PROBLEM STATEMENT: For this exercise, repeat all of the material verbatim apart from its images.

** Start **

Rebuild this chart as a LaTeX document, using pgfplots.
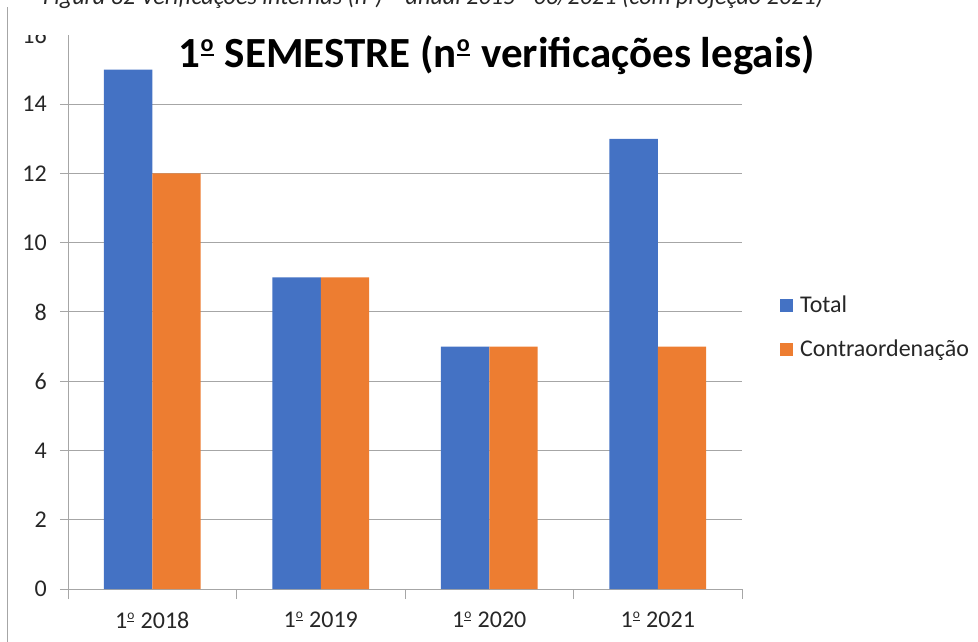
\documentclass[border=0pt]{standalone}
\usepackage{fontspec}
\setmainfont{Carlito}
\newcommand{\ordm}{\raisebox{0.27em}{\fontsize{0.56em}{0.6em}\selectfont\setbox0\hbox{o}\vbox{\copy0\kern0.1em\hrule height 0.1em width \wd0}}\kern0.04em}
\usepackage{pgfplots}
\pgfplotsset{compat=1.18}
\definecolor{xlblue}{HTML}{4472C4}
\definecolor{xlorange}{HTML}{ED7D31}
\definecolor{gridgray}{HTML}{A6A6A6}
\definecolor{txtgray}{HTML}{262626}
\begin{document}
\begin{tikzpicture}
\path[use as bounding box] (0,0) rectangle (978bp,642bp);
\clip (0,0) rectangle (978bp,642bp);
\begin{axis}[
  at={(68bp,53bp)}, anchor=south west,
  scale only axis, width=674bp, height=554bp,
  xmin=-0.5, xmax=3.5, ymin=0, ymax=16,
  ybar=0pt, bar width=48.3bp,
  axis lines=left,
  axis line style={-, draw=gridgray, line width=1pt},
  xtick={0,1,2,3},
  xticklabels={1\ordm\ 2018,1\ordm\ 2019,1\ordm\ 2020,1\ordm\ 2021},
  minor xtick={-0.5,0.5,1.5,2.5,3.5},
  ytick={0,2,...,16},
  ymajorgrids,
  major grid style={draw=gridgray, line width=1pt},
  tick align=outside,
  major tick length=8bp,
  minor tick length=10bp,
  every major x tick/.append style={draw=none},
  every minor x tick/.append style={draw=gridgray, line width=1pt},
  every major y tick/.append style={draw=gridgray, line width=1pt},
  /pgf/number format/assume math mode=true,
  tick label style={font=\fontsize{24bp}{28bp}\selectfont, text=txtgray},
  yticklabel style={inner sep=0pt, anchor=east, xshift=-13bp},
  xticklabel style={inner sep=0pt, anchor=north, yshift=-15bp},
  legend style={draw=none, fill=none, at={(1,0.4685)}, anchor=west, xshift=38bp,
    inner sep=0pt, row sep=24bp, column sep=7bp,
    font=\fontsize{24bp}{28bp}\selectfont, text=txtgray,
    nodes={inner sep=0pt, text height=15bp, text depth=5bp, anchor=base west}},
  legend image code/.code={\fill[#1] (0bp,0.5bp) rectangle (13bp,13.5bp);},
  legend cell align=left,
  clip=false,
]
\addplot[fill=xlblue, draw=none] coordinates {(0,15) (1,9) (2,7) (3,13)};
\addplot[fill=xlorange, draw=none] coordinates {(0,12) (1,9) (2,7) (3,7)};
\legend{Total, Contraordenação}
\end{axis}
\fill[white] (10bp,606.5bp) rectangle (978bp,642bp);
\draw[gridgray, line width=1pt] (7.5bp,0) -- (7.5bp,635bp);
\node[anchor=base west, inner sep=0pt, text=txtgray] at (43bp,637bp)
  {\resizebox{780bp}{!}{\itshape Figura 32 Verificações internas (n\ordm) – anual 2015 - 06/2021 (com projeção 2021)}};
\node[anchor=base, inner sep=0pt, font=\fontsize{43bp}{48bp}\selectfont\bfseries] at (497bp,574bp)
  {1\ordm\ SEMESTRE (n\ordm\ verificações legais)};
\end{tikzpicture}
\end{document}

** End **

THE COMPLETED TASK:
Rebuild this chart as a LaTeX document, using pgfplots.
\documentclass[border=0pt]{standalone}
\usepackage{fontspec}
\setmainfont{Carlito}
\newcommand{\ordm}{\raisebox{0.27em}{\fontsize{0.56em}{0.6em}\selectfont\setbox0\hbox{o}\vbox{\copy0\kern0.1em\hrule height 0.1em width \wd0}}\kern0.04em}
\usepackage{pgfplots}
\pgfplotsset{compat=1.18}
\definecolor{xlblue}{HTML}{4472C4}
\definecolor{xlorange}{HTML}{ED7D31}
\definecolor{gridgray}{HTML}{A6A6A6}
\definecolor{txtgray}{HTML}{262626}
\begin{document}
\begin{tikzpicture}
\path[use as bounding box] (0,0) rectangle (978bp,642bp);
\clip (0,0) rectangle (978bp,642bp);
\begin{axis}[
  at={(68bp,53bp)}, anchor=south west,
  scale only axis, width=674bp, height=554bp,
  xmin=-0.5, xmax=3.5, ymin=0, ymax=16,
  ybar=0pt, bar width=48.3bp,
  axis lines=left,
  axis line style={-, draw=gridgray, line width=1pt},
  xtick={0,1,2,3},
  xticklabels={1\ordm\ 2018,1\ordm\ 2019,1\ordm\ 2020,1\ordm\ 2021},
  minor xtick={-0.5,0.5,1.5,2.5,3.5},
  ytick={0,2,...,16},
  ymajorgrids,
  major grid style={draw=gridgray, line width=1pt},
  tick align=outside,
  major tick length=8bp,
  minor tick length=10bp,
  every major x tick/.append style={draw=none},
  every minor x tick/.append style={draw=gridgray, line width=1pt},
  every major y tick/.append style={draw=gridgray, line width=1pt},
  /pgf/number format/assume math mode=true,
  tick label style={font=\fontsize{24bp}{28bp}\selectfont, text=txtgray},
  yticklabel style={inner sep=0pt, anchor=east, xshift=-13bp},
  xticklabel style={inner sep=0pt, anchor=north, yshift=-15bp},
  legend style={draw=none, fill=none, at={(1,0.4685)}, anchor=west, xshift=38bp,
    inner sep=0pt, row sep=24bp, column sep=7bp,
    font=\fontsize{24bp}{28bp}\selectfont, text=txtgray,
    nodes={inner sep=0pt, text height=15bp, text depth=5bp, anchor=base west}},
  legend image code/.code={\fill[#1] (0bp,0.5bp) rectangle (13bp,13.5bp);},
  legend cell align=left,
  clip=false,
]
\addplot[fill=xlblue, draw=none] coordinates {(0,15) (1,9) (2,7) (3,13)};
\addplot[fill=xlorange, draw=none] coordinates {(0,12) (1,9) (2,7) (3,7)};
\legend{Total, Contraordenação}
\end{axis}
\fill[white] (10bp,606.5bp) rectangle (978bp,642bp);
\draw[gridgray, line width=1pt] (7.5bp,0) -- (7.5bp,635bp);
\node[anchor=base west, inner sep=0pt, text=txtgray] at (43bp,637bp)
  {\resizebox{780bp}{!}{\itshape Figura 32 Verificações internas (n\ordm) – anual 2015 - 06/2021 (com projeção 2021)}};
\node[anchor=base, inner sep=0pt, font=\fontsize{43bp}{48bp}\selectfont\bfseries] at (497bp,574bp)
  {1\ordm\ SEMESTRE (n\ordm\ verificações legais)};
\end{tikzpicture}
\end{document}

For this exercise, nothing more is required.